Para a também geógrafa Maria da Graça Sartori, da Universidade Federal de Santa Maria (UFSM-RS), esses problemas são bastante evidentes na divulgação que vem sendo feita sobre as mudanças climáticas globais. “Exagerada e parcial”, resume ela, apontando quais os principais problemas que detecta nesta cobertura. O exagero é dado, segundo a pesquisadora, pela espetacularização e catastrofismo que são usados nas notícias para atrair a atenção do público, apontando como conseqüência do aquecimento global qualquer variação nas condições climáticas que ocorrem normalmente quando se compara, por exemplo, uma mesma estação em anos sucessivos. Segundo ela, é isso ocorre atualmente com as notícias sobre ondas de calor e de frio que atingem, respectivamente, parte dos hemisférios sul e norte do planeta.

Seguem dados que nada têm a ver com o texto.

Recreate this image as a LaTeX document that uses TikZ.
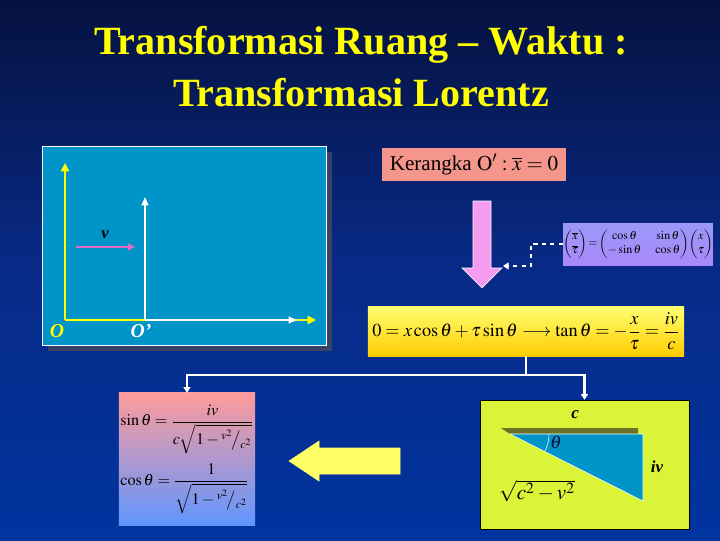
\documentclass[tikz,border=0pt]{standalone}
\usepackage{amsmath}
\usepackage{mathptmx}
\usepackage{fontspec}
\setmainfont{Liberation Serif}
\usetikzlibrary{arrows.meta, positioning, calc}

\definecolor{bgtop}{RGB}{6,18,64}
\definecolor{bgmid}{RGB}{8,42,135}
\definecolor{bgbot}{RGB}{0,52,160}
\definecolor{titleyellow}{RGB}{255,255,0}
\definecolor{panelblue}{RGB}{0,148,200}
\definecolor{salmon}{RGB}{245,150,140}
\definecolor{violetpink}{RGB}{245,155,240}
\definecolor{vpink}{RGB}{225,105,200}
\definecolor{limebox}{RGB}{218,245,55}
\definecolor{olivebar}{RGB}{105,115,40}
\definecolor{lightyellow}{RGB}{255,255,102}
\definecolor{softblue}{RGB}{95,150,255}
\definecolor{softred}{RGB}{255,155,155}

\begin{document}
\begin{tikzpicture}[
    x=0.025cm, y=-0.025cm,
    font=\fontsize{12}{14}\selectfont,
    title/.style={font=\bfseries\fontsize{28.5}{32}\selectfont, text=titleyellow, align=center},
    eq_block/.style={draw=none, inner sep=2pt, align=center},
    axis_y/.style={titleyellow, line width=1.4pt, -{Triangle[width=6pt, length=6pt]}},
    axis_w/.style={white, line width=1pt, -{Triangle[width=5pt, length=6pt]}},
    wire/.style={white, line width=1.5pt, -{Triangle[width=5pt, length=4pt]}},
    lbl/.style={font=\bfseries\itshape\fontsize{12}{14}\selectfont}
]
\useasboundingbox (0,0) rectangle (720,540);

% --- Background ---
\shade[top color=bgtop, bottom color=bgbot, middle color=bgmid] (0,0) rectangle (720,540);

% --- Title ---
\node[title] (T1) at (361,45) {Transformasi Ruang -- Waktu :};
\node[title] (T2) at (361,93) {Transformasi Lorentz};

% --- Frames O and O' ---
\fill[bgtop!80] (48,152) rectangle (332,351);
\node[draw=white, fill=panelblue, minimum width=7.1cm, minimum height=4.975cm] (panel) at (184,245.5) {};
\coordinate (O) at (65,320);
\coordinate (Op) at (145,320);
\draw[axis_y] (O) -- (65,163);
\draw[axis_y] (O) -- (316,320);
\draw[axis_w] (Op) -- (297,320);
\draw[axis_w] (Op) -- (145,197);
\draw[vpink, line width=1.4pt, -{Triangle[width=5pt, length=5pt]}] (76,247) -- (135,247);
\node[lbl, text=black] (v) at (105,235) {v};
\node[lbl, text=titleyellow, font=\bfseries\itshape\fontsize{14}{16}\selectfont] (Olbl) at (57,331) {O};
\node[lbl, text=white, font=\bfseries\itshape\fontsize{14}{16}\selectfont] (Oplbl) at (141,331) {O'};

% --- Frame condition ---
\node[eq_block, fill=salmon, minimum width=4.6cm, minimum height=0.825cm, font=\fontsize{15}{18}\selectfont] (frame) at (474,164.5) {Kerangka $\mathrm{O}' : \overline{x} = 0$};

% big down arrow
\draw[white, line width=0.4pt, fill=violetpink] (473,201) -- (491,201) -- (491,268) -- (502,268) -- (482,288) -- (462,268) -- (473,268) -- cycle;
\coordinate (pinktip) at (503,266);

% --- Rotation matrix ---
\node[eq_block, top color=softblue!60!violetpink, bottom color=blue!45!violetpink!70, minimum width=3.7cm, minimum height=1.05cm, font=\fontsize{8.5}{10}\selectfont, inner sep=0pt] (matrix) at (638,244)
    {$\begin{pmatrix}\overline{x}\\ \overline{\tau}\end{pmatrix}\!=\!\begin{pmatrix}\cos\theta & \sin\theta\\ -\sin\theta & \cos\theta\end{pmatrix}\!\begin{pmatrix}x\\ \tau\end{pmatrix}$};
\draw[white, line width=1.2pt, dashed, -{Triangle[width=5pt, length=4pt]}] (matrix.west) -- ++(-32,0) |- (pinktip);

% --- tan theta ---
\node[eq_block, top color=yellow!55!white, bottom color=orange!40!yellow, minimum width=7.9cm, minimum height=1.25cm, font=\fontsize{13}{15}\selectfont] (tan) at (526,331)
    {$0=x\cos\theta+\tau\sin\theta\longrightarrow\tan\theta=-\dfrac{x}{\tau}=\dfrac{iv}{c}$};
\draw[white, line width=1.5pt] (tan.south) -- ++(0,19) coordinate (split);

% --- sin and cos ---
\node[eq_block, top color=softred, bottom color=softblue, minimum width=3.3cm, minimum height=3.3cm, font=\fontsize{11.5}{13}\selectfont, align=left, inner sep=1pt] (sincos) at (187,459)
    {$\sin\theta=\dfrac{iv}{c\sqrt{1-{}^{v^2}\!\big/{}_{c^2}}}$\\[6pt]
     $\cos\theta=\dfrac{1}{\sqrt{1-{}^{v^2}\!\big/{}_{c^2}}}$};

% --- triangle ---
\node[draw=black, fill=limebox, minimum width=5.225cm, minimum height=3.225cm] (tri) at (584.5,464.5) {};
\fill[olivebar] (501,428) -- (638,428) -- (638,434) -- (510,434) -- cycle;
\draw[white, fill=panelblue] (510,434) -- (643,434) -- (643,501) -- cycle;
\draw[white] (549,434) arc[start angle=0, end angle=-26.7, radius=0.975cm];
\node[lbl, text=black] (c) at (575,415) {c};
\node[lbl, text=bgtop, font=\bfseries\itshape\fontsize{13}{15}\selectfont] (theta) at (556,442) {$\boldsymbol{\theta}$};
\node[lbl, text=black] (iv) at (657,467) {iv};
\node[font=\fontsize{15}{17}\selectfont] (hyp) at (537,491) {$\sqrt{c^2-v^2}$};

\draw[wire] (split) -| (sincos.north);
\draw[wire] (split) -| (tri.north);

% left arrow
\draw[lightyellow, fill=lightyellow] (289,461) -- (319,441) -- (319,448) -- (400,448) -- (400,474) -- (319,474) -- (319,481) -- cycle;

\end{tikzpicture}
\end{document}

Para a pesquisadora, o sensacionalismo e a parcialidade que caracterizam a cobertura feita pelos veículos de comunicação afetam diretamente a maneira como o público sente e interpreta os eventos relacionados a tempo e clima, tendo em vista que a percepção dos indivíduos sobre tais eventos é cada vez mais intermediada pela mídia. Lucí Nunes também atribui à mídia um papel fundamental como intermediadora da percepção climática, conforme pôde verificar a partir de uma pesquisa de mestrado que orientou, na qual a pesquisadora avaliou a percepção climática de moradores do município de Campinas (SP). “Muito da percepção que uma pessoa tem se baseia no ela ouve dizer ou vê indiretamente [por meio de veículos de comunicação], e não no que ela vivencia”, afirma a pesquisadora, citando os resultados da pesquisa.